The Environmental Defense Fund filed a notice of intent to sue the U.S. Environmental Protection Agency for failing to update emissions standards for hundreds of landfills. The agency is required under the nation’s clean-air laws to update standards at least every eight years, but it’s gone the last 12 years without doing so. Landfills are the nation’s second largest source of man-made methane pollution, accounting for roughly 25 percent. Methane is about 21 times more powerful at warming the atmosphere than carbon dioxide, and this potent gas contributes to the formation of ground-level ozone, better known as smog. Exposure to this pollution has been linked to respiratory illness among millions of Americans; however, extracted methane can be used to generate electricity and replace fossil fuels in industrial and manufacturing operations.

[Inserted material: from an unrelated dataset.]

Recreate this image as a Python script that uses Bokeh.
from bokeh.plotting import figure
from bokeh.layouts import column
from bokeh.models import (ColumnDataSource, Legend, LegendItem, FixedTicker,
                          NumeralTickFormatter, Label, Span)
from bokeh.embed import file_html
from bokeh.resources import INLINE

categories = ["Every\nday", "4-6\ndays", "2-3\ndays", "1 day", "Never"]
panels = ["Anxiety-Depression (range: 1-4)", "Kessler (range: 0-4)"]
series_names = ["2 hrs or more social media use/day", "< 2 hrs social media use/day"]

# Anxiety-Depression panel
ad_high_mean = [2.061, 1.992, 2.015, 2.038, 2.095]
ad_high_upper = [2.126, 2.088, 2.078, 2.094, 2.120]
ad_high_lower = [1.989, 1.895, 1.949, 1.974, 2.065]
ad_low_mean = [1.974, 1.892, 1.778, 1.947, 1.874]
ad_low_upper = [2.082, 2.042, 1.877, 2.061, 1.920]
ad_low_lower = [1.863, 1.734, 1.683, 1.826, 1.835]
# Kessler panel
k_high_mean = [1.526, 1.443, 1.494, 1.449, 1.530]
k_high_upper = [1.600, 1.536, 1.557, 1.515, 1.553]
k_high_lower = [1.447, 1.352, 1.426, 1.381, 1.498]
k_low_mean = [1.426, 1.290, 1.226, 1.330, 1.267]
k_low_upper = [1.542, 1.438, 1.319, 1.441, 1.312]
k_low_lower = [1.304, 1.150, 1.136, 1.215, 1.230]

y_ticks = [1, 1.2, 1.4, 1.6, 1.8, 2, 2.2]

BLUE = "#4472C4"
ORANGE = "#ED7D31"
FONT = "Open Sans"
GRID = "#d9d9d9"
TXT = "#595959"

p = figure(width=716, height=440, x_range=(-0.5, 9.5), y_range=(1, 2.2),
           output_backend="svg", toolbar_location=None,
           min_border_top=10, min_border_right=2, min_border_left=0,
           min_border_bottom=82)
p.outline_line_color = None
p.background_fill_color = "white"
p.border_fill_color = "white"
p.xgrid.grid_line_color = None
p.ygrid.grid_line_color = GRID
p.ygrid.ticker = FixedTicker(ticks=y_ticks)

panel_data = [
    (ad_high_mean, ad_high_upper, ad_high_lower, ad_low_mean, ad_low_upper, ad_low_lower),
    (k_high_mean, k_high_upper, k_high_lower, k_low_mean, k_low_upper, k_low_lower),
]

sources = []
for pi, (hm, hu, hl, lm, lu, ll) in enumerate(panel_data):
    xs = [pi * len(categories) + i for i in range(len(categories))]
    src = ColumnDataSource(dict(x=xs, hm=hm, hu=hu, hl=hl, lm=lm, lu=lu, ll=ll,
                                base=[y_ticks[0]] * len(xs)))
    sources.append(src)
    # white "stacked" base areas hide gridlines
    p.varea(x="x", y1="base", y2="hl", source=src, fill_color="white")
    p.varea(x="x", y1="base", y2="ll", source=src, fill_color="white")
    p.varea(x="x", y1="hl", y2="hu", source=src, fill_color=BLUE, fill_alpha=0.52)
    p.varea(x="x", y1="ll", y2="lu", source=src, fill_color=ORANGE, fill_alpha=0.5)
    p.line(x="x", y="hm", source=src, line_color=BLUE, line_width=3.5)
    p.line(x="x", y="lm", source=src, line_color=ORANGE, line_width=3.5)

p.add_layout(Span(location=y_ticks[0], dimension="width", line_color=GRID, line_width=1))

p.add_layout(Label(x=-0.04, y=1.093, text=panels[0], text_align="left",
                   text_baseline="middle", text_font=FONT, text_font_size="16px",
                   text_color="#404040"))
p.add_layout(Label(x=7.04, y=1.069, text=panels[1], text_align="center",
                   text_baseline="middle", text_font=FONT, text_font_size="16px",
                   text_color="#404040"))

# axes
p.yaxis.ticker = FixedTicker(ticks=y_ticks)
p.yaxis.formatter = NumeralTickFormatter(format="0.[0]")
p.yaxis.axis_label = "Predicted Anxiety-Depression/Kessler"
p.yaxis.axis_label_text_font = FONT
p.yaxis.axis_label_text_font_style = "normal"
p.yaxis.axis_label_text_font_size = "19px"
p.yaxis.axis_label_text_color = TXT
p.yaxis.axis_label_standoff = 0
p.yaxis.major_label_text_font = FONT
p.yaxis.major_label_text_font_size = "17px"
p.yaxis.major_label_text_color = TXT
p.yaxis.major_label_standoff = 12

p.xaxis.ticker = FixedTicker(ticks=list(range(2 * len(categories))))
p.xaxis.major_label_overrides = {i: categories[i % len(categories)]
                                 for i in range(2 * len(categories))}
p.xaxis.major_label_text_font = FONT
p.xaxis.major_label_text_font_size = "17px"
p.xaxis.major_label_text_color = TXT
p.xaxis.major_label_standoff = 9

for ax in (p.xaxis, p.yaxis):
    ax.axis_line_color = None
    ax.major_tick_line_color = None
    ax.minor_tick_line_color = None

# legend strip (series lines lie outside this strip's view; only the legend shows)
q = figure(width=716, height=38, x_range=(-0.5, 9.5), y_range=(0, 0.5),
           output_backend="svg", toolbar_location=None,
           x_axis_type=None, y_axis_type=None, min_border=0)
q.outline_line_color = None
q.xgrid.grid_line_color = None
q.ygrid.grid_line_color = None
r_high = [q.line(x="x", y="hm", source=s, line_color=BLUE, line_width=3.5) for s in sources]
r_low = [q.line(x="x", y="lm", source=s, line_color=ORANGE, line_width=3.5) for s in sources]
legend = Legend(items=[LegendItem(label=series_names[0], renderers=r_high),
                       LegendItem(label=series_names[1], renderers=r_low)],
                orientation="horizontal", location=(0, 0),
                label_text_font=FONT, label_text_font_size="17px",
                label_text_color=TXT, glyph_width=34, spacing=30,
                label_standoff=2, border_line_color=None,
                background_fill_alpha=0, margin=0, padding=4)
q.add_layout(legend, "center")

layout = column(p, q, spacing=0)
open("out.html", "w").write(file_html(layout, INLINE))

Frequent words heard on the eco-scene: cumulative impacts. This term refers to the accumulation of pollution from multiple sources—refineries, freeways, dry cleaners and so on—in a given geographical area. This term is a mouthful for Auntie Ruth, and a hot topic of discussion among environmentalists, industry folks and regulators. At issue is how to develop regulations that protect communities burdened with multiple sources of pollution, which tend to be low-income communities. Current regulation and permitting processes measure emissions from one specific source of pollution, while failing to take into account pollutants from other nearby sources, an ineffective method for those living in the real world. Environmental-justice advocates have been arguing this for years, and regulators now seem to agree. A group with the state’s Office of Environmental Health Hazard Assessment held its second meeting at the Cal/EPA headquarters in Sacramento last week to discuss the effects of cumulative impacts on public health and quality of life.